In a world and time when everything seems to be speeding up and one can get whiplash reading the news I thought I would write a post about slowing down.
Yesterday I was watching my daughter’s youngest child, B. She is 16 months. We went for a walk to the library and as I always do I let her get out of the stroller so she could walk. In the past she has just been interested in practicing walking. But yesterday she started to notice the world around her as small children often do. Every rock and seed and stick was of interest. And so it took us almost 30 minutes to walk a small stretch of bike path. And I noticed how calm I felt as I focused my attention on the things she was picking up and making sure nothing went into her mouth. There was a calmness in being still, not rushing to get anywhere and just being in the moment with the birds singing in the background.
I had the same feeling on Wednesday. CSA was slow which I suspect had to do with the end of the school year. In the later afternoon I went to return scissors to the greenhouse and noticed a bunch of seedling trays that needed thinning. Earlier I thought I had taken care of all the thinning but I must have missed these. So I paused and in the late afternoon sun I thinned the baby plants. Normally when I am thinning I listen to pod-casts but because this time I worked in silence admiring the lengthening shadows and the sounds of the birds and view over the fields. I gave myself time to just be present and what a joy it was. I noticed the effect as I drove home.
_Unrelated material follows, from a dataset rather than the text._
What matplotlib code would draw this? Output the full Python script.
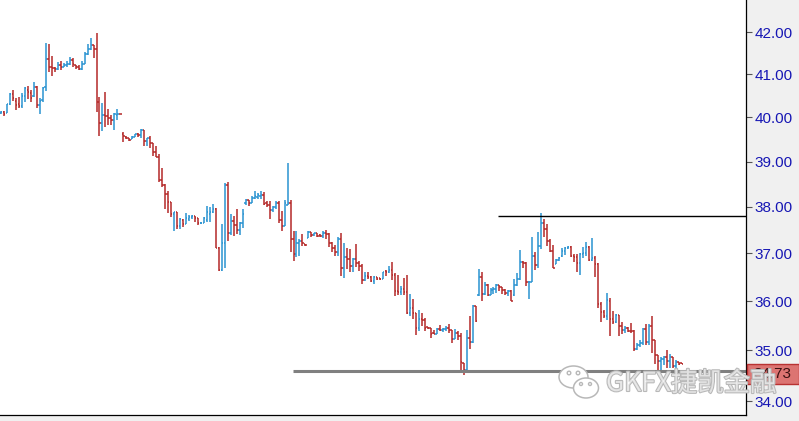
import matplotlib
matplotlib.use("Agg")
import matplotlib.pyplot as plt
import numpy as np
from matplotlib.collections import LineCollection
from matplotlib.patches import Rectangle, Ellipse
from matplotlib.ticker import FixedLocator, FuncFormatter, NullLocator
import matplotlib.patheffects as pe

# OHLC bars (oldest first)
opens = [40.10, 40.12, 40.10, 40.30, 40.53, 40.37, 40.30, 40.27, 40.48, 40.63,
         40.55, 40.50, 40.70, 40.28, 40.39, 40.70, 41.35, 41.18, 41.15, 41.12,
         41.22, 41.18, 41.21, 41.23, 41.33, 41.22, 41.16, 41.12, 41.25, 41.48,
         41.60, 41.70, 41.60, 40.36, 39.87, 40.06, 40.03, 39.98, 39.93, 40.05,
         40.08, 39.63, 39.56, 39.52, 39.50, 39.56, 39.62, 39.60, 39.70, 39.47,
         39.52, 39.41, 39.22, 39.10, 38.59, 38.48, 38.28, 38.10, 37.85, 37.88,
         37.58, 37.72, 37.63, 37.74, 37.77, 37.80, 37.75, 37.64, 37.66, 37.72,
         37.85, 37.88, 37.95, 37.11, 36.65, 37.23, 38.47, 37.44, 37.69, 37.61,
         37.50, 37.66, 38.08, 38.14, 38.09, 38.19, 38.22, 38.24, 38.27, 38.09,
         38.05, 37.93, 37.99, 38.09, 37.72, 37.59, 38.05, 38.08, 37.30, 36.98,
         37.22, 37.26, 37.20, 37.33, 37.45, 37.39, 37.43, 37.39, 37.37, 37.44,
         37.42, 37.23, 37.11, 37.02, 37.31, 36.70, 36.92, 36.88, 36.73, 36.88,
         36.79, 36.74, 36.45, 36.53, 36.50, 36.43, 36.51, 36.48, 36.47, 36.64,
         36.61, 36.66, 36.55, 36.22, 36.20, 36.26, 36.20, 35.76, 35.87, 35.76,
         35.46, 35.64, 35.61, 35.47, 35.45, 35.36, 35.34, 35.44, 35.41, 35.44,
         35.46, 35.42, 35.23, 35.36, 35.29, 34.74, 34.62, 35.25, 35.18, 35.91,
         36.12, 36.51, 36.15, 36.33, 36.14, 36.24, 36.26, 36.33, 36.29, 36.24,
         36.17, 36.22, 36.12, 36.33, 36.46, 36.81, 36.79, 36.39, 36.41, 36.95,
         36.75, 37.16, 37.64, 37.52, 37.27, 37.05, 36.78, 36.86, 36.94, 37.05,
         37.11, 37.14, 36.95, 36.93, 36.79, 36.98, 37.00, 37.14, 36.86, 36.90,
         36.77, 35.95, 35.77, 35.70, 36.00, 35.63, 35.58, 35.71, 35.50, 35.41,
         35.45, 35.40, 35.39, 35.03, 35.11, 35.16, 35.43, 35.18, 35.49, 35.21,
         34.91, 34.78, 34.83, 34.87, 34.78, 34.87, 34.69, 34.76, 34.74]
highs = [40.15, 40.15, 40.31, 40.55, 40.62, 40.45, 40.47, 40.55, 40.70, 40.72,
         40.63, 40.82, 40.72, 40.44, 40.70, 41.74, 41.71, 41.43, 41.18, 41.28,
         41.30, 41.26, 41.30, 41.40, 41.38, 41.22, 41.22, 41.31, 41.53, 41.71,
         41.86, 41.70, 41.98, 40.47, 40.32, 40.59, 40.18, 40.05, 40.09, 40.18,
         40.08, 39.66, 39.57, 39.53, 39.58, 39.63, 39.64, 39.73, 39.72, 39.53,
         39.58, 39.42, 39.35, 39.16, 38.85, 38.51, 38.34, 38.10, 37.89, 37.89,
         37.75, 37.73, 37.87, 37.82, 37.82, 37.81, 37.75, 37.68, 37.78, 38.01,
         37.99, 38.06, 37.97, 37.13, 37.63, 38.52, 38.54, 37.84, 37.81, 37.95,
         37.67, 37.95, 38.18, 38.15, 38.23, 38.35, 38.31, 38.35, 38.33, 38.13,
         38.13, 38.02, 38.13, 38.13, 37.91, 38.16, 38.96, 38.16, 37.48, 37.48,
         37.30, 37.41, 37.21, 37.48, 37.45, 37.44, 37.44, 37.41, 37.48, 37.50,
         37.44, 37.25, 37.17, 37.34, 37.44, 37.23, 37.12, 37.09, 36.91, 37.20,
         36.84, 36.77, 36.60, 36.61, 36.53, 36.53, 36.51, 36.49, 36.61, 36.65,
         36.74, 36.82, 36.58, 36.55, 36.32, 36.48, 36.54, 36.16, 36.05, 35.76,
         35.83, 35.75, 35.66, 35.48, 35.46, 35.42, 35.46, 35.51, 35.46, 35.49,
         35.54, 35.42, 35.44, 35.39, 35.35, 34.75, 35.42, 35.70, 35.93, 35.91,
         36.67, 36.61, 36.39, 36.35, 36.28, 36.30, 36.36, 36.33, 36.30, 36.26,
         36.24, 36.24, 36.46, 36.58, 37.08, 36.83, 36.81, 36.42, 37.34, 37.02,
         37.45, 37.86, 37.74, 37.63, 37.30, 37.18, 36.88, 36.92, 37.11, 37.13,
         37.16, 37.16, 36.99, 36.99, 37.00, 37.14, 37.25, 37.16, 37.33, 36.95,
         36.79, 35.98, 35.82, 36.18, 36.07, 35.80, 35.73, 35.71, 35.57, 35.49,
         35.47, 35.56, 35.42, 35.15, 35.22, 35.46, 35.54, 35.54, 35.70, 35.21,
         34.91, 34.86, 34.89, 35.01, 34.93, 34.87, 34.80, 34.77, 34.75]
lows = [40.07, 40.04, 40.09, 40.28, 40.38, 40.17, 40.21, 40.21, 40.36, 40.43,
        40.36, 40.47, 40.21, 40.07, 40.36, 40.61, 41.06, 40.96, 41.06, 41.10,
        41.10, 41.16, 41.18, 41.22, 41.18, 41.12, 41.10, 41.10, 41.23, 41.46,
        41.57, 41.39, 40.12, 39.57, 39.68, 39.79, 39.82, 39.82, 39.70, 39.94,
        40.07, 39.44, 39.50, 39.46, 39.50, 39.56, 39.56, 39.53, 39.35, 39.35,
        39.31, 39.12, 39.09, 38.54, 38.43, 37.95, 37.87, 37.78, 37.48, 37.52,
        37.52, 37.56, 37.62, 37.70, 37.73, 37.68, 37.61, 37.62, 37.66, 37.68,
        37.68, 37.87, 37.11, 36.63, 36.63, 36.70, 37.26, 37.39, 37.37, 37.42,
        37.39, 37.54, 38.04, 38.02, 38.08, 38.17, 38.18, 38.17, 38.05, 37.99,
        37.74, 37.88, 37.95, 37.66, 37.48, 37.58, 38.04, 37.03, 36.84, 36.92,
        36.94, 37.16, 37.16, 37.32, 37.36, 37.38, 37.34, 37.35, 37.33, 37.30,
        37.13, 37.02, 36.95, 36.95, 36.53, 36.49, 36.68, 36.60, 36.61, 36.72,
        36.63, 36.35, 36.43, 36.46, 36.39, 36.35, 36.44, 36.44, 36.46, 36.53,
        36.58, 36.45, 36.10, 36.12, 36.13, 36.13, 35.74, 35.69, 35.64, 35.32,
        35.39, 35.50, 35.39, 35.44, 35.25, 35.33, 35.33, 35.39, 35.37, 35.39,
        35.36, 35.15, 35.23, 35.21, 34.59, 34.52, 34.56, 35.03, 35.16, 35.57,
        36.10, 36.00, 36.12, 36.10, 36.13, 36.16, 36.18, 36.22, 36.16, 36.13,
        36.10, 36.00, 36.10, 36.31, 36.45, 36.69, 36.32, 36.04, 36.39, 36.65,
        36.70, 37.10, 37.34, 37.16, 37.02, 36.69, 36.77, 36.85, 36.93, 36.97,
        37.09, 36.92, 36.81, 36.60, 36.55, 36.90, 36.95, 36.83, 36.83, 36.51,
        35.87, 35.58, 35.66, 35.62, 35.29, 35.53, 35.56, 35.29, 35.33, 35.36,
        35.37, 35.36, 34.99, 35.00, 35.07, 35.10, 35.10, 35.10, 34.94, 34.72,
        34.60, 34.60, 34.70, 34.65, 34.66, 34.65, 34.66, 34.70, 34.72]
closes = [40.12, 40.08, 40.31, 40.53, 40.44, 40.29, 40.27, 40.48, 40.68, 40.58,
          40.45, 40.71, 40.28, 40.38, 40.68, 41.35, 41.18, 41.14, 41.12, 41.22,
          41.18, 41.22, 41.23, 41.34, 41.24, 41.16, 41.12, 41.25, 41.48, 41.60,
          41.70, 41.60, 40.36, 39.87, 40.05, 40.02, 39.98, 39.93, 40.07, 40.07,
          40.07, 39.57, 39.52, 39.49, 39.56, 39.61, 39.60, 39.70, 39.47, 39.52,
          39.41, 39.22, 39.10, 38.59, 38.48, 38.28, 38.10, 37.85, 37.88, 37.58,
          37.74, 37.63, 37.75, 37.79, 37.80, 37.75, 37.64, 37.66, 37.75, 37.88,
          37.88, 37.95, 37.11, 36.65, 37.23, 38.47, 37.44, 37.69, 37.61, 37.50,
          37.66, 37.84, 38.16, 38.09, 38.19, 38.23, 38.25, 38.27, 38.07, 38.05,
          37.93, 37.99, 38.09, 37.72, 37.59, 38.08, 38.08, 37.30, 36.98, 37.22,
          37.26, 37.22, 37.17, 37.45, 37.39, 37.43, 37.38, 37.37, 37.43, 37.42,
          37.23, 37.11, 37.02, 37.31, 36.70, 36.92, 36.88, 36.73, 36.88, 36.79,
          36.74, 36.45, 36.53, 36.50, 36.43, 36.51, 36.47, 36.47, 36.60, 36.61,
          36.66, 36.55, 36.21, 36.20, 36.26, 36.20, 35.76, 35.87, 35.76, 35.46,
          35.63, 35.61, 35.46, 35.45, 35.34, 35.34, 35.44, 35.42, 35.44, 35.46,
          35.42, 35.23, 35.36, 35.29, 34.76, 34.62, 35.25, 35.18, 35.91, 35.59,
          36.51, 36.15, 36.33, 36.14, 36.24, 36.26, 36.33, 36.29, 36.24, 36.17,
          36.22, 36.01, 36.33, 36.46, 36.81, 36.79, 36.39, 36.41, 36.95, 36.75,
          37.16, 37.64, 37.52, 37.27, 37.05, 36.70, 36.86, 36.90, 37.05, 37.11,
          37.14, 36.95, 36.93, 36.79, 36.99, 37.00, 37.14, 36.86, 36.90, 36.77,
          35.95, 35.77, 35.70, 36.02, 35.63, 35.58, 35.71, 35.50, 35.42, 35.45,
          35.40, 35.39, 35.03, 35.11, 35.16, 35.43, 35.18, 35.49, 35.21, 34.91,
          34.78, 34.83, 34.87, 34.78, 34.87, 34.69, 34.77, 34.73, 34.73]

resistance = 37.80
support = 34.59
resistance_from = 166.5   # bar index where the line starts
support_from = 97.8
yticks = [34, 35, 36, 37, 38, 39, 40, 41, 42]
last_label = "34.73"
watermark = "GKFX捷凯金融"

W, H = 799, 421
BLUE = "#2a93d1"
RED = "#b42828"

fig = plt.figure(figsize=(W / 100, H / 100), dpi=100, facecolor="#f0f0f0")
ax = fig.add_axes([0, 6 / H, 746 / W, 415 / H], facecolor="white")

n = len(closes)
xs = np.arange(n)
half = 0.45
segs, cols = [], []
for i in range(n):
    c = BLUE if closes[i] >= opens[i] else RED
    segs.append([(xs[i], lows[i]), (xs[i], highs[i])])
    segs.append([(xs[i] - half, opens[i]), (xs[i], opens[i])])
    segs.append([(xs[i], closes[i]), (xs[i] + half, closes[i])])
    cols += [c, c, c]
ax.add_collection(LineCollection(segs, colors=cols, linewidths=1.1,
                                 capstyle="butt"))

ax.set_yscale("log")
ax.set_ylim(33.73, 42.78)
ax.set_xlim(-0.335, 249.6)

ax.hlines(resistance, resistance_from, 249.6, colors="black", linewidth=1.0)
ax.hlines(support, support_from, 249.6, colors="#808080", linewidth=2.2)

ax.yaxis.tick_right()
ax.yaxis.set_major_locator(FixedLocator(yticks))
ax.yaxis.set_minor_locator(NullLocator())
ax.yaxis.set_major_formatter(FuncFormatter(lambda v, p: f"{v:.2f}"))
ax.tick_params(axis="y", which="major", length=4.5, width=0.8, color="#555555",
               pad=1.5, labelsize=11, labelcolor="#1616b4")
for lab in ax.get_yticklabels():
    lab.set_family("Liberation Sans")
ax.set_xticks([])
for s in ["top", "left"]:
    ax.spines[s].set_visible(False)
for s in ["right", "bottom"]:
    ax.spines[s].set_color("black")
    ax.spines[s].set_linewidth(0.9)

# last price box on the axis
fig.canvas.draw()
ytop = ax.transData.transform((0, closes[-1]))[1]
box = Rectangle((747 / W, (ytop - 20) / H), 52 / W, 20 / H,
                transform=fig.transFigure, facecolor="#dc7472",
                edgecolor="#b83232", linewidth=1.0, zorder=5)
fig.patches.append(box)
fig.text(753 / W, (ytop - 10) / H, last_label, fontsize=11,
         family="Liberation Sans", color="#3a1010", va="center", ha="left",
         zorder=6)

# watermark: wechat-like icon and hollow text
def px(x, y):
    return (x / W, 1 - y / H)

stroke = [pe.withStroke(linewidth=1.5, foreground="#b8b8b8")]
big = Ellipse(px(573.5, 377), 29 / W, 22 / H, transform=fig.transFigure,
              facecolor="white", edgecolor="#b8b8b8", linewidth=1.1, zorder=7)
small = Ellipse(px(586, 388), 25 / W, 20 / H, transform=fig.transFigure,
                facecolor="white", edgecolor="#b8b8b8", linewidth=1.1, zorder=8)
fig.patches.extend([big, small])
for (ex, ey, r, z) in [(569, 373, 1.8, 7.5), (578, 373, 1.8, 7.5),
                       (581, 384, 1.5, 8.5), (590, 384, 1.5, 8.5)]:
    fig.patches.append(Ellipse(px(ex, ey), 2 * r / W, 2 * r / H,
                               transform=fig.transFigure, facecolor="white",
                               edgecolor="#b8b8b8", linewidth=1.0, zorder=z))

fig.text(606 / W, 1 - 391 / H, watermark, fontsize=19,
         family=["Noto Sans CJK SC", "DejaVu Sans"], color=(1, 1, 1, 0.6),
         va="baseline", ha="left", path_effects=stroke, zorder=10)

fig.savefig("out.png", dpi=100, facecolor=fig.get_facecolor())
My PT and OT are always reminding me to slow down when I do my exercises so I don’t just let momentum do the work but I really focus on the muscle we are trying to address. And I suppose the same can be said for the brain. We need to take time to slow down and just be present. Over the years I have done yoga and meditation classes. They are fine but they really don’t compare to just being present outdoors in nature.
On a separate note Roen got off the school bus yesterday with a giant bag of stuff she had created at school. I can only imagine what her cubby and desk looked like at school. Well I don’t need to imagine as I was also one whose desk and cubby was a disaster of paper by the end of the year. After she dumped her stuff and rushed off to play with her friend, a boy her age who lives across the street, I peeked into her backpack which was also stuffed to the brim with papers. In it I found the most marvelous bit of writing about an imagined “Arctic Fox” that was a marsupial and had two pouches (one for a baby and one for things it collected). It was venomous but does not make it’s own venom but instead tricks venomous snakes into it’s pouch and uses the snakes venom. And then there were lines about camouflage and protecting itself and it’s den from predators. It was classic Roen…over the top and super imaginative. And like myself Roen is going to have to learn to slow down at times.